Do Single Men Watch Love Island Together?
Sounds like a Philip K Dick story but this was one of the big questions answered by local Chartered Surveyor and landlord, Josette Knight, at our August meeting when she passionately exposed PCC policy on communal space and lounges as unrealistic and unnecessary and pleaded for help for her 'boys' who had been homeless when PCC placed them with her, but who she now must evict because of PCC policy.
In her day job, Josette values properties for mortgages - perhaps 5 or 6 a day - and ever since Portsmouth introduced communal space standards, she has checked the properties she inspects against the current rules to see if it would comply as an HMO.
Why does she do this? Because she had a 5-bed HMO licensed under the 2013-2018 scheme operated by Portsmouth City Council. When that scheme ended, the mandatory scheme changed such that any 5-bed HMO needed a 'Mandatory Licence' rather than an 'Additional Licence' (same pain / different piece of paper). When she applied, she was told her previously perfectly acceptable 5-bed HMO was no longer big enough and she was advised to reduce it to 4-beds, converting the room that was previously a bedroom into an additional 'lounge'.
To do this, she had to evict the tenant in that room - but rules are rules and she felt she had no choice, so she complied and evicted a perfectly happy tenant and put two sofas in the now empty room.
The Communal Space Conspiracy
A short clip of Josette's view on what PCC are trying to achieve with their communal space standards and what the impact could be - we know from the August meeting around 60 of the 120 attendees are reducing their HMO stock as a result of the introduction of Additional Licensing. Personally, I can vouch for this - having reduced my own holding of small HMO's by 50% as I can't face arguing about whether a room is 9.9 or 10.1 sq metres and my remaining small HMOs may not last the year, depending on the experience of applying for an Additional Licence.
Everyone Needs A Nice Lounge, Don't They?
The concept of ensuring nice homes for people to live in is a good one - but sadly, PCC officers have absolutely no idea how people live in HMOs. For example, all of my HMO tenants are on individual AST contracts as the Uni prefer that approach yet I only let to groups of friends and as a result, I often find them congregated in the kitchen or lounge when I visit - yet my HMOs are 'high risk' according to the PCC definition simply because I choose to contract inline with Uni recommendations.
Conversely, Josette has housed formerly homeless individuals brought to her by PCC Housing Options and as you hear in this clip, they have moved the sofas to their own rooms, leaving the lounge (once home to a previously evicted tenant) empty and used as an internal bike store...
Homeless, Housed, Soon to be Homeless Again
It seems criminal that Josette will need to evict her 'boys' as a result of Additional Licensing - listen to her anguish.

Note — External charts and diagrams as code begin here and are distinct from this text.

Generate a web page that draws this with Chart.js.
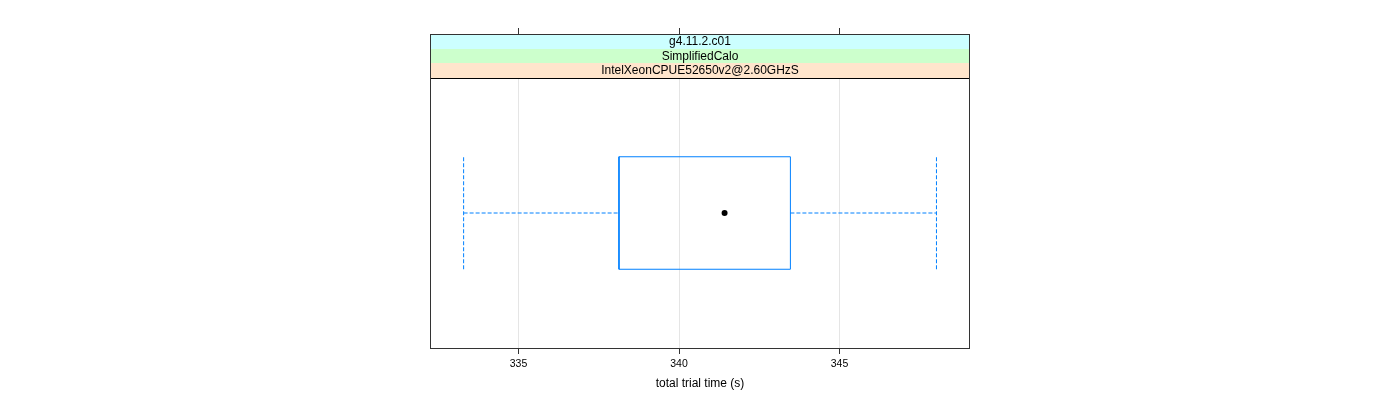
<!DOCTYPE html>
<html>
<head>
<meta charset="utf-8">
<script src="https://cdn.jsdelivr.net/npm/chart.js@4.4.0/dist/chart.umd.min.js"></script>
<style>
  body { margin: 0; background: #fff; }
  canvas { display: block; }
</style>
</head>
<body>
<canvas id="bwChart" width="1400" height="400"></canvas>
<script>
// strip labels, top to bottom
var strips = ['g4.11.2.c01', 'SimplifiedCalo', 'IntelXeonCPUE52650v2@2.60GHzS'];
var stripColors = ['#ccffff', '#ccffcc', '#ffe5cc'];
// lower whisker, q1, median, q3, upper whisker
var fiveNum = [333.29, 338.13, 341.42, 343.47, 348.02];
var xTicks = [335, 340, 345];
var xRange = [332.243, 349.065];
var level = 1;      // single box, sits at y = 1
var halfBox = 0.25;

Chart.defaults.font.family = '"Liberation Sans", Arial, sans-serif';
Chart.defaults.color = '#000';

var boxColor = '#0080ff';

function seg(points, dashed) {
  return {
    data: points,
    showLine: true,
    pointRadius: 0,
    borderColor: boxColor,
    borderWidth: 1,
    borderDash: dashed ? [4, 2] : [],
    fill: false
  };
}

var lo = fiveNum[0], q1 = fiveNum[1], med = fiveNum[2], q3 = fiveNum[3], hi = fiveNum[4];

var datasets = [
  seg([{x: q1, y: level - halfBox}, {x: q3, y: level - halfBox}, {x: q3, y: level + halfBox},
       {x: q1, y: level + halfBox}, {x: q1, y: level - halfBox}], false),
  seg([{x: lo, y: level}, {x: q1, y: level}], true),
  seg([{x: q3, y: level}, {x: hi, y: level}], true),
  seg([{x: lo, y: level - halfBox}, {x: lo, y: level + halfBox}], true),
  seg([{x: hi, y: level - halfBox}, {x: hi, y: level + halfBox}], true),
  {
    data: [{x: med, y: level}],
    pointRadius: 3,
    pointBackgroundColor: '#000',
    pointBorderWidth: 0
  }
];

// strips above the panel, frame and top ticks
var stripPlugin = {
  id: 'strips',
  afterDraw: function(chart) {
    var ctx = chart.ctx;
    var a = chart.chartArea;
    var xs = chart.scales.x;
    var h = 44 / strips.length;
    var top = a.top - 44;
    ctx.save();
    for (var i = 0; i < strips.length; i++) {
      var y0 = Math.round(top + i * h);
      var y1 = Math.round(top + (i + 1) * h);
      ctx.fillStyle = stripColors[i];
      ctx.fillRect(a.left, y0, a.right - a.left, y1 - y0);
      ctx.strokeStyle = '#000';
      ctx.lineWidth = 1;
      ctx.beginPath();
      ctx.moveTo(a.left, y1 + 0.5);
      ctx.lineTo(a.right, y1 + 0.5);
      ctx.stroke();
      ctx.fillStyle = '#000';
      ctx.font = '12px "Liberation Sans", Arial, sans-serif';
      ctx.textAlign = 'center';
      ctx.textBaseline = 'middle';
      ctx.fillText(strips[i], (a.left + a.right) / 2, (y0 + y1) / 2 + 0.5);
    }
    // frame
    ctx.strokeStyle = '#333';
    ctx.strokeRect(a.left + 0.5, top + 0.5, a.right - a.left - 1, a.bottom - top);
    // top ticks
    ctx.beginPath();
    xTicks.forEach(function(v) {
      var px = Math.floor(xs.getPixelForValue(v)) + 0.5;
      ctx.moveTo(px, top - 6);
      ctx.lineTo(px, top);
    });
    ctx.stroke();
    ctx.restore();
  }
};

new Chart(document.getElementById('bwChart'), {
  type: 'scatter',
  data: { datasets: datasets },
  options: {
    responsive: false,
    animation: false,
    layout: { padding: { left: 430, right: 430, top: 78, bottom: 0 }, autoPadding: false },
    scales: {
      x: {
        type: 'linear',
        min: xRange[0],
        max: xRange[1],
        afterBuildTicks: function(s) {
          s.ticks = xTicks.map(function(v) { return { value: v }; });
        },
        afterFit: function(s) { s.height = 52; },
        grid: { color: '#e5e5e5', tickColor: '#333', tickLength: 6 },
        border: { display: false },
        ticks: { font: { size: 10.5 }, padding: 4, maxRotation: 0 },
        title: {
          display: true,
          text: 'total trial time (s)',
          font: { size: 12 },
          padding: { top: 0, bottom: 9 }
        }
      },
      y: {
        display: false,
        min: 0.4,
        max: 1.6
      }
    },
    plugins: {
      legend: { display: false },
      tooltip: { enabled: false }
    }
  },
  plugins: [stripPlugin]
});
</script>
</body>
</html>
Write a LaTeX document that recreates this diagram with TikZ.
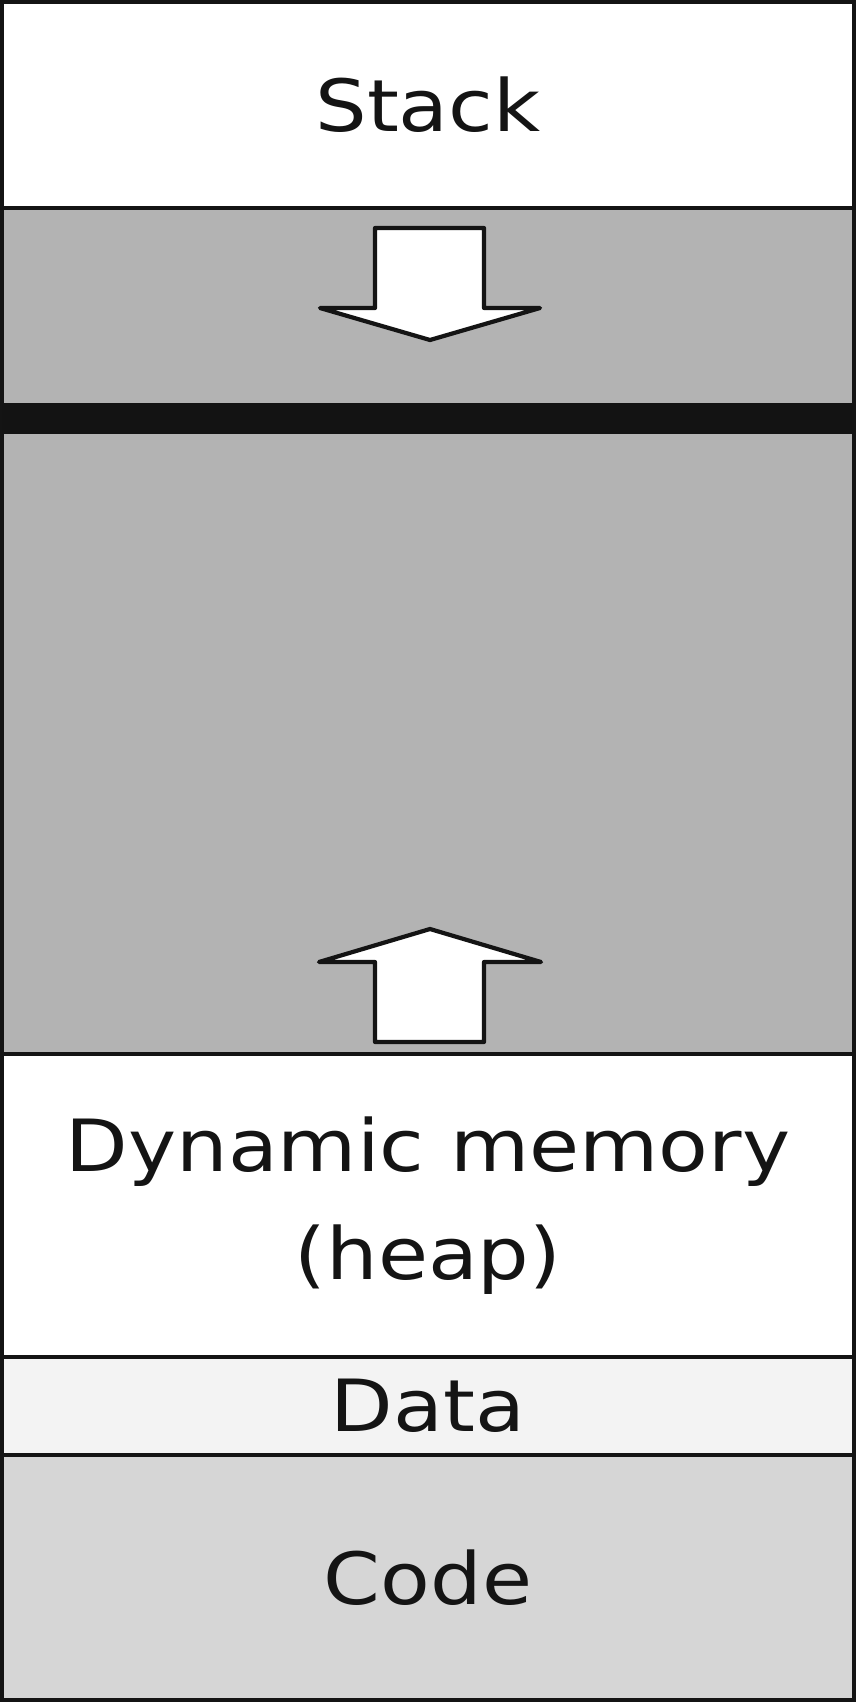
\documentclass[tikz,border=0pt]{standalone}
\usepackage{fontspec}
\setmainfont[FakeStretch=1.13]{DejaVu Sans}
\begin{document}
\begin{tikzpicture}[x=0.5pt,y=-0.5pt,
  region/.style={draw=black!92, line width=2pt, minimum width=426pt, inner sep=0pt, outer sep=0pt, align=center,
     font=\fontsize{36}{54}\selectfont, text=black!92},
  arrowshape/.style={draw=black!92, fill=white, line width=2.1pt, line join=round}
]
\useasboundingbox (0,0) rectangle (856,1702);
\definecolor{freegray}{HTML}{B3B3B3}
\definecolor{datagray}{HTML}{F3F3F3}
\definecolor{codegray}{HTML}{D6D6D6}
\definecolor{barblack}{HTML}{131313}
% regions
\node[region, fill=freegray, minimum height=423pt] (free) at (428,631) {};
\node[region, fill=white, minimum height=103pt] (stack) at (428,105) {Stack};
\node[region, fill=white, minimum height=151.5pt] (dyn) at (428,1205.5) {Dynamic memory\\(heap)};
\node[region, fill=datagray, minimum height=49pt] (data) at (428,1406) {Data};
\node[region, fill=codegray, minimum height=122.5pt] (code) at (428,1577.5) {Code};
% break bar
\node[fill=barblack, minimum width=426pt, minimum height=15.5pt, inner sep=0pt, outer sep=0pt] (bar) at (428,418.5) {};
% arrows
\draw[arrowshape] (375,228) -- (484,228) -- (484,308) -- (540,308) -- (430,340) -- (320,308) -- (375,308) -- cycle;
\draw[arrowshape] (375,1042) -- (484,1042) -- (484,962) -- (541,962) -- (430,929) -- (319,962) -- (375,962) -- cycle;
\end{tikzpicture}
\end{document}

You can listen to the whole of Josette's comments here:
And the whole meeting can be viewed / heard on the PDPLA website: www.pdpla.com/members
It should be noted that Josette was not an outlier - her views and comments were shared by many in the room and others had similar stories. Sadly, she articulates well the sentiment of the vast majority of our members and it is no surprise that the sector is rapidly shrinking as a result of the prolonged siege of ever more demanding PCC standards.
And Another Unexpected Outcome
We are already seeing evidence of mortgage companies rejecting HMOs locally as they do not meet their stringent interpretation of local standards. The outcome is that some landlords who had decided to weather the storm and stay in the local HMO market will be forced to drop out by lenders or have to go for much more costly deals, if they can get them - both of which will put even more pressure on rents.